Hardy uses the settings of Tintagel (“Dundagel”) and Lyonesse, both fictional places from Arthurian Legend, in order to mythologize his romance with Emma; that is, the two locations are from fabled pasts, and as time goes by, the old Emma fades from Hardy’s memory, becoming nothing more than a tragic fictional love story. He described her as being an inquisitive creature, who would “sigh at the tail// Of sunk Lyonesse…Or listen at whiles//With a though-bound brow//To the murmuring miles// She is far from now,” suggesting that she slowly lost her curiosity in the dull countryside.
“I Found Her Out There” gives yet another instance of denial towards Emma’s departure as Hardy presumes that due to her grave being in Dorset, so far from the Ocean, her shade still haunts him and may never quite be at peace, thus never letting him release his guilt over unknowingly causing her death: “So she does not sleep//By those haunted heights...” The “haunted heights” mentioned here is an alliteration to denote fear; that is, Hardy always found the cliffs of Cornwall to be frightening, contrasting with Emma’s love for them. This is a reference to “After A Journey” with Emma’s “old haunts.”

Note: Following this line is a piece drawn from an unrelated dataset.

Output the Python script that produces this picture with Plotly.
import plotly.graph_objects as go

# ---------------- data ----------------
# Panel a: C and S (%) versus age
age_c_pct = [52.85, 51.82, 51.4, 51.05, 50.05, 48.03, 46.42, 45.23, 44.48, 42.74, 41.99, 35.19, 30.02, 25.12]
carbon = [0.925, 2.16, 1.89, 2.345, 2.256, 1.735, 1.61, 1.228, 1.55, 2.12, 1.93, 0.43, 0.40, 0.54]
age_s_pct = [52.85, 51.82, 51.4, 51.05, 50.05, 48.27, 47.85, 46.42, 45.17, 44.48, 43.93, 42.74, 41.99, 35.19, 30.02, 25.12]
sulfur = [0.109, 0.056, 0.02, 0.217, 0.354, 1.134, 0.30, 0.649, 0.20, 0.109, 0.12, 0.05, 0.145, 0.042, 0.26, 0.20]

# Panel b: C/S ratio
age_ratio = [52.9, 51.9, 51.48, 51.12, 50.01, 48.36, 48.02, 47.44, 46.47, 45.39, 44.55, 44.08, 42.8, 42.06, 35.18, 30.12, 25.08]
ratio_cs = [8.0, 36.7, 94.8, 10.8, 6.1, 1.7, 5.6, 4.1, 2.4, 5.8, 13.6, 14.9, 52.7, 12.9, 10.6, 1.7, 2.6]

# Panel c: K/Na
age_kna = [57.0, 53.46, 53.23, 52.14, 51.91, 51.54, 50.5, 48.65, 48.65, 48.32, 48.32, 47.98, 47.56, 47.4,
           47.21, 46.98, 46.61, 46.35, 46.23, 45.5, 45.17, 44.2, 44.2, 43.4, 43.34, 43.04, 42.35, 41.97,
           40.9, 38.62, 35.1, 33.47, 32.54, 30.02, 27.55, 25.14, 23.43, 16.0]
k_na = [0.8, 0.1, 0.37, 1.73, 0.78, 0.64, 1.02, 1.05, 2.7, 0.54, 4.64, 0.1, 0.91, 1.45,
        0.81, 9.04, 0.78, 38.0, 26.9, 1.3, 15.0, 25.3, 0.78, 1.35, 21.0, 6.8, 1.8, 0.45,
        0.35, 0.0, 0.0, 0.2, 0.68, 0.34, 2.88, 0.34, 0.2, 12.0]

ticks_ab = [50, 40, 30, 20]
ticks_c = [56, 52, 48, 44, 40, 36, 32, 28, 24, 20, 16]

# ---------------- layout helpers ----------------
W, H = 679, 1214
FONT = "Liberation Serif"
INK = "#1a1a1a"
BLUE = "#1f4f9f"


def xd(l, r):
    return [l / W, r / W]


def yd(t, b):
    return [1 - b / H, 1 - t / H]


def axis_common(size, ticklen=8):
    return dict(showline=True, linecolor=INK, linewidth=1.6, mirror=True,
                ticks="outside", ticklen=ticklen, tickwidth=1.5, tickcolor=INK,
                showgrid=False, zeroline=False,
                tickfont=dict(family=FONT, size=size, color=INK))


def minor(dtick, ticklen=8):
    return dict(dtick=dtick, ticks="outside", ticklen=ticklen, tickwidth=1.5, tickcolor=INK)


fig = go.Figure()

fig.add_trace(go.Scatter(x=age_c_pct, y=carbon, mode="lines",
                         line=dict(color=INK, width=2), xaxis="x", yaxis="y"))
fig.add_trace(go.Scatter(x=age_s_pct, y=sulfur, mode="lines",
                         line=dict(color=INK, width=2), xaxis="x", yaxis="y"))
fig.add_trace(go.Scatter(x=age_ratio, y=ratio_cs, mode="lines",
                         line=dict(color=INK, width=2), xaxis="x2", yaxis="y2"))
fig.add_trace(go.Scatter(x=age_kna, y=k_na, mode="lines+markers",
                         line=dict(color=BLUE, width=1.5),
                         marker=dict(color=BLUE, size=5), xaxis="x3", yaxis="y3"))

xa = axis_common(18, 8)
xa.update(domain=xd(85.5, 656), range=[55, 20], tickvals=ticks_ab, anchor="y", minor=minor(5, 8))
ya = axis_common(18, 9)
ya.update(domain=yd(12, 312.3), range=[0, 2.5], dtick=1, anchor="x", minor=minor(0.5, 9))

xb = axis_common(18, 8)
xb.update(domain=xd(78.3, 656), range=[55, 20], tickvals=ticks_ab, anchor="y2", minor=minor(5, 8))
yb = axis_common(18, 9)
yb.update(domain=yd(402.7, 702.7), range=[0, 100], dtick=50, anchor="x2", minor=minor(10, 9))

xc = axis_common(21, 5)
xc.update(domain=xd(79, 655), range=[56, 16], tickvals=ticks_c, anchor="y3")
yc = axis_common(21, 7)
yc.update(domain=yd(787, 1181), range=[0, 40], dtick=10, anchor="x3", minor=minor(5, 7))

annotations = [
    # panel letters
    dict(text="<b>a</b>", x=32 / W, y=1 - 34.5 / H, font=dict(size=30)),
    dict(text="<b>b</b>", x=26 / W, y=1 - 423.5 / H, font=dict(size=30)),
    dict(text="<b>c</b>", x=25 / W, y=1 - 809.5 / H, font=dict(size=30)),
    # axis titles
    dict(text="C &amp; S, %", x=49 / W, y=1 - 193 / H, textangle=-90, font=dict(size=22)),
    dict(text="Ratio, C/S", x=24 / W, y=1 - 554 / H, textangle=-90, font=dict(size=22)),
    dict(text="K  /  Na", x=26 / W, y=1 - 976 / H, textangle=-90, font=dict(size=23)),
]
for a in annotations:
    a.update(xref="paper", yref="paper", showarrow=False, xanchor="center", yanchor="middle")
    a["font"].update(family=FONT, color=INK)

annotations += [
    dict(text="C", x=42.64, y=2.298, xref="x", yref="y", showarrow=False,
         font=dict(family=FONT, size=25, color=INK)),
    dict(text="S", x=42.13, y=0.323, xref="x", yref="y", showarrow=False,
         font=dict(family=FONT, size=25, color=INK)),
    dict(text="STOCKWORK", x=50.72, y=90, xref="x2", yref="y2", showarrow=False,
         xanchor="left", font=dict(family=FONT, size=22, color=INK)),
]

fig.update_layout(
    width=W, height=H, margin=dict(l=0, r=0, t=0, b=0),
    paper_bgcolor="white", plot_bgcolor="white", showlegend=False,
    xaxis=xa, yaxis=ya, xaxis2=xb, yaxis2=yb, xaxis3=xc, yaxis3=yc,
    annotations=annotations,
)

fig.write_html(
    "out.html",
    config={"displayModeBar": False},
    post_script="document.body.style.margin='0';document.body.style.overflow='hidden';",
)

But in the final stanza of the poem, Hardy reaches what might be closure; while he accepts that he will always love Emma, and that she may always hold some control over him, he hopes that her spirit may move on and return to the shores of Cornwall. “Yet her Shade maybe,//Will creep underground// Till it catch the sound// Of that western sea…And joy in its throbs// With the heart of a child.” This idea of Emma returning to Cornwall “with the heart of a child” gives the impression that Hardy wishes for Emma to be reincarnated as a child.
In all three poems Hardy is remembering Emma in different ways, some of which is a journey and some of it which is not. Hardy remembers the days of which they were together, until they drifted apart. What is interesting is that Hardy never mentions Emma’s names, always speaking directly to her of about her, showing that he is so ashamed and regrets the way he treated her.